_WHAT IS BEING ASKED_
Collect every line of the records below that contains the word "this".

_PROVIDED DATA_
= = =

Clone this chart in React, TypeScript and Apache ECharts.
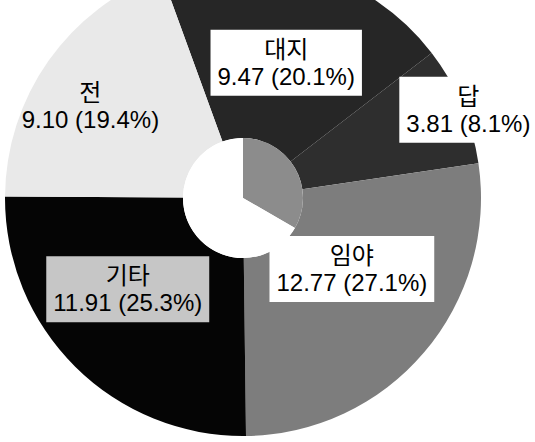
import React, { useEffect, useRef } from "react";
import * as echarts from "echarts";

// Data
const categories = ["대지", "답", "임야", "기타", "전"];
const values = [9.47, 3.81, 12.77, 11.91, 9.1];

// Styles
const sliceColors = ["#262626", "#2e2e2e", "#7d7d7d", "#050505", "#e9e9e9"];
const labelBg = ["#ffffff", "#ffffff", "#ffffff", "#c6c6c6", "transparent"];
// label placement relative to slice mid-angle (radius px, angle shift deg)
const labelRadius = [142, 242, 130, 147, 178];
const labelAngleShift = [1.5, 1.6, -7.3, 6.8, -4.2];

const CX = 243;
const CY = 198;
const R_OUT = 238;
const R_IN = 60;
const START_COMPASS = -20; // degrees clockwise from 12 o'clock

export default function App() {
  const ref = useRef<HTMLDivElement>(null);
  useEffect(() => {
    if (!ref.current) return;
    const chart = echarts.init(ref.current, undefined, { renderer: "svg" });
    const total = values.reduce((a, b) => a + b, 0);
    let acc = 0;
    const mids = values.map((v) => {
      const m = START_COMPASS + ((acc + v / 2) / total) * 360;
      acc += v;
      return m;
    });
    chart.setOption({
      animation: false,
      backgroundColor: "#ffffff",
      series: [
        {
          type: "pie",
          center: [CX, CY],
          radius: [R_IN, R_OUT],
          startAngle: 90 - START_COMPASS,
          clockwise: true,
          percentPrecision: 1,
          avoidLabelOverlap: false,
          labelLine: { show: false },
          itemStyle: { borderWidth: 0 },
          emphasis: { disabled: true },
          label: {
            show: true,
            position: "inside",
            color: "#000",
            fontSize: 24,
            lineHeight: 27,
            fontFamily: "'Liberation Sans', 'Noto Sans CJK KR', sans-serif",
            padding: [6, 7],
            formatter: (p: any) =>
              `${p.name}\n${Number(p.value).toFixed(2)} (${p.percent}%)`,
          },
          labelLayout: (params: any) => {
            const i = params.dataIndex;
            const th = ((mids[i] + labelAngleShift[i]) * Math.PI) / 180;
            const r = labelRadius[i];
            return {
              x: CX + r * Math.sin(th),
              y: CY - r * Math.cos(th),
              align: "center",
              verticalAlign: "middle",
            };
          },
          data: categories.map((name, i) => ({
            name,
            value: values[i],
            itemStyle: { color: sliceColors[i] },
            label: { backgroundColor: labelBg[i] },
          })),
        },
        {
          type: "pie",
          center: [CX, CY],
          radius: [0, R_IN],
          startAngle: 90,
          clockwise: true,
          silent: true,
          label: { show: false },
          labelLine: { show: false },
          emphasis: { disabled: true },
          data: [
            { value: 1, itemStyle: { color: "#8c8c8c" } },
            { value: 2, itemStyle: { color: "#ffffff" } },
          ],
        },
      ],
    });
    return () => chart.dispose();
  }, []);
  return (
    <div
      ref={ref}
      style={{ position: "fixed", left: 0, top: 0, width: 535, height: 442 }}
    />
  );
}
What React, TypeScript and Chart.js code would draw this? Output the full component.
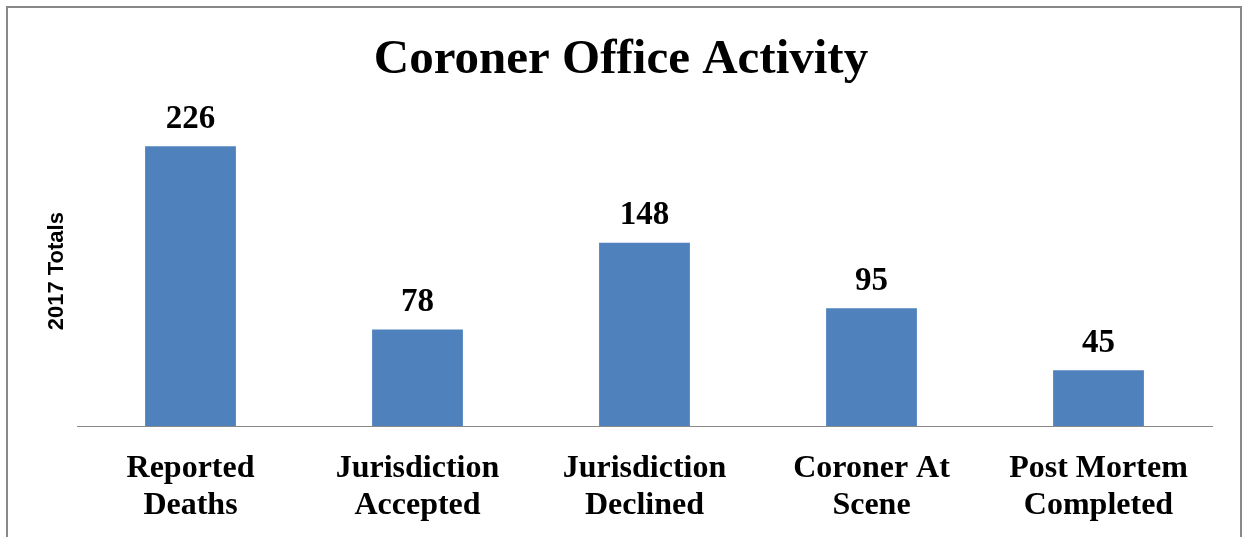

= = =

_TASK RESPONSE_
Clone this chart in React, TypeScript and Apache ECharts.
What React, TypeScript and Chart.js code would draw this? Output the full component.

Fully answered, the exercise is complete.